# INFORMATION SHOWN:
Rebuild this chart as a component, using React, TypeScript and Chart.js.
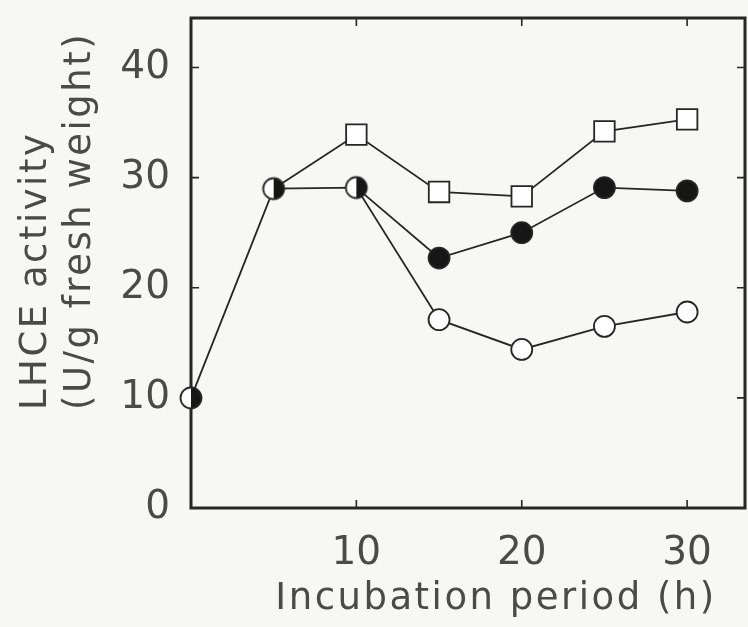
import React, { useEffect, useRef } from "react";
import { Chart, registerables } from "chart.js";

Chart.register(...registerables);

const openHours = [0, 5, 10, 15, 20, 25, 30];
const openValues = [10, 29, 29.1, 17.1, 14.4, 16.5, 17.8];
const filledHours = [10, 15, 20, 25, 30];
const filledValues = [29.1, 22.7, 25.0, 29.1, 28.8];
const squareHours = [5, 10, 15, 20, 25, 30];
const squareValues = [29, 33.9, 28.7, 28.3, 34.2, 35.3];
const halfFilledHours = [0, 5, 10];
const yTickValues = [0, 10, 20, 30, 40];
const xTickValues = [10, 20, 30];
const xTitle = "Incubation period (h)";
const yTitleLines = ["LHCE activity", "(U/g fresh weight)"];

const INK = "#262626";
const TEXT = "#4a4a4a";
const FONT = "'DejaVu Sans', sans-serif";

function makeHalfMarker(): HTMLCanvasElement {
  const c = document.createElement("canvas");
  c.width = 26;
  c.height = 26;
  const g = c.getContext("2d")!;
  const r = 10.5;
  g.beginPath();
  g.arc(13, 13, r, Math.PI / 2, (3 * Math.PI) / 2);
  g.closePath();
  g.fillStyle = "#ffffff";
  g.fill();
  g.beginPath();
  g.arc(13, 13, r, -Math.PI / 2, Math.PI / 2);
  g.closePath();
  g.fillStyle = "#161616";
  g.fill();
  g.beginPath();
  g.arc(13, 13, r, 0, Math.PI * 2);
  g.lineWidth = 1.8;
  g.strokeStyle = INK;
  g.stroke();
  return c;
}

const framePlugin = {
  id: "frameTicks",
  beforeDatasetsDraw(chart: any) {
    const { ctx, chartArea } = chart;
    const { left, right, top, bottom } = chartArea;
    ctx.save();
    ctx.strokeStyle = INK;
    ctx.lineWidth = 3;
    ctx.strokeRect(left, top, right - left, bottom - top);
    const xs = chart.scales.x;
    const ys = chart.scales.y;
    ctx.lineWidth = 1.6;
    const len = 8;
    for (const v of yTickValues) {
      if (v === 0) continue;
      const py = ys.getPixelForValue(v);
      ctx.beginPath();
      ctx.moveTo(left, py);
      ctx.lineTo(left + len, py);
      ctx.moveTo(right, py);
      ctx.lineTo(right - len, py);
      ctx.stroke();
    }
    for (const v of xTickValues) {
      const px = xs.getPixelForValue(v);
      ctx.beginPath();
      ctx.moveTo(px, bottom);
      ctx.lineTo(px, bottom - len);
      ctx.moveTo(px, top);
      ctx.lineTo(px, top + len);
      ctx.stroke();
    }
    ctx.restore();
  },
  afterDraw(chart: any) {
    const { ctx, chartArea } = chart;
    ctx.save();
    ctx.fillStyle = TEXT;
    ctx.font = "37px " + FONT;
    (ctx as any).letterSpacing = "2.5px";
    ctx.textBaseline = "middle";
    const startY = chartArea.top + (chartArea.bottom - chartArea.top) * 0.8;
    const xs = [36, 80];
    yTitleLines.forEach((line, i) => {
      ctx.save();
      ctx.translate(xs[i], startY);
      ctx.rotate(-Math.PI / 2);
      ctx.textAlign = "left";
      ctx.fillText(line, 0, 0);
      ctx.restore();
    });
    ctx.textAlign = "center";
    const cx = (chartArea.left + chartArea.right) / 2 + 28;
    ctx.fillText(xTitle, cx, chartArea.bottom + 91);
    ctx.restore();
  },
};

const zeroPadding = (s: any) => {
  s.paddingLeft = 0;
  s.paddingRight = 0;
  s.paddingTop = 0;
  s.paddingBottom = 0;
};

export default function App() {
  const ref = useRef<HTMLCanvasElement>(null);
  useEffect(() => {
    const half = makeHalfMarker();
    const openStyles = openHours.map((h) => (halfFilledHours.includes(h) ? half : "circle"));
    const chart = new Chart(ref.current!, {
      type: "scatter",
      data: {
        datasets: [
          {
            label: "open",
            data: openHours.map((h, i) => ({ x: h, y: openValues[i] })),
            showLine: true,
            borderColor: INK,
            borderWidth: 1.8,
            pointStyle: openStyles as any,
            pointRadius: 10.5,
            pointBorderWidth: 1.8,
            pointBorderColor: INK,
            pointBackgroundColor: "#ffffff",
            clip: false as any,
            order: 0,
          },
          {
            label: "filled",
            data: filledHours.map((h, i) => ({ x: h, y: filledValues[i] })),
            showLine: true,
            borderColor: INK,
            borderWidth: 1.8,
            pointStyle: "circle",
            pointRadius: filledHours.map((h, i) => (i === 0 ? 0 : 10.5)),
            pointBorderWidth: 1.8,
            pointBorderColor: INK,
            pointBackgroundColor: "#161616",
            clip: false as any,
            order: 1,
          },
          {
            label: "square",
            data: squareHours.map((h, i) => ({ x: h, y: squareValues[i] })),
            showLine: true,
            borderColor: INK,
            borderWidth: 1.8,
            pointStyle: "rect",
            pointRadius: squareHours.map((h, i) => (i === 0 ? 0 : 14.5)),
            pointBorderWidth: 1.8,
            pointBorderColor: INK,
            pointBackgroundColor: "#ffffff",
            clip: false as any,
            order: 2,
          },
        ],
      },
      options: {
        animation: false,
        responsive: false,
        maintainAspectRatio: false,
        layout: { autoPadding: false, padding: { top: 18, right: 3, left: 0, bottom: 0 } },
        plugins: { legend: { display: false }, tooltip: { enabled: false } },
        scales: {
          x: {
            type: "linear",
            min: 0,
            max: 33.5,
            grid: { display: false },
            border: { display: false },
            afterFit: (s: any) => {
              s.height = 119;
              zeroPadding(s);
            },
            afterBuildTicks: (s: any) => {
              s.ticks = xTickValues.map((v) => ({ value: v }));
            },
            ticks: {
              includeBounds: false,
              color: TEXT,
              padding: 14,
              font: { family: FONT, size: 39 },
            },
          },
          y: {
            type: "linear",
            min: 0,
            max: 44.5,
            grid: { display: false },
            border: { display: false },
            afterFit: (s: any) => {
              s.width = 191;
              zeroPadding(s);
            },
            afterBuildTicks: (s: any) => {
              s.ticks = yTickValues.map((v) => ({ value: v }));
            },
            ticks: {
              includeBounds: false,
              color: TEXT,
              padding: 13,
              font: { family: FONT, size: 39 },
            },
          },
        },
      },
      plugins: [framePlugin],
    });
    return () => chart.destroy();
  }, []);
  return (
    <div style={{ position: "fixed", left: 0, top: 0, width: 748, height: 627, background: "#f7f7f5" }}>
      <canvas ref={ref} width={748} height={627} style={{ display: "block", width: 748, height: 627 }} />
    </div>
  );
}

# WORK TO BE COMPLETED:
Copy exactly the lines running from the beginning of the listing through the line that has "Chart.register(...registerables);". Drop the pictures.

# FINAL RESULT:
Rebuild this chart as a component, using React, TypeScript and Chart.js.
import React, { useEffect, useRef } from "react";
import { Chart, registerables } from "chart.js";

Chart.register(...registerables);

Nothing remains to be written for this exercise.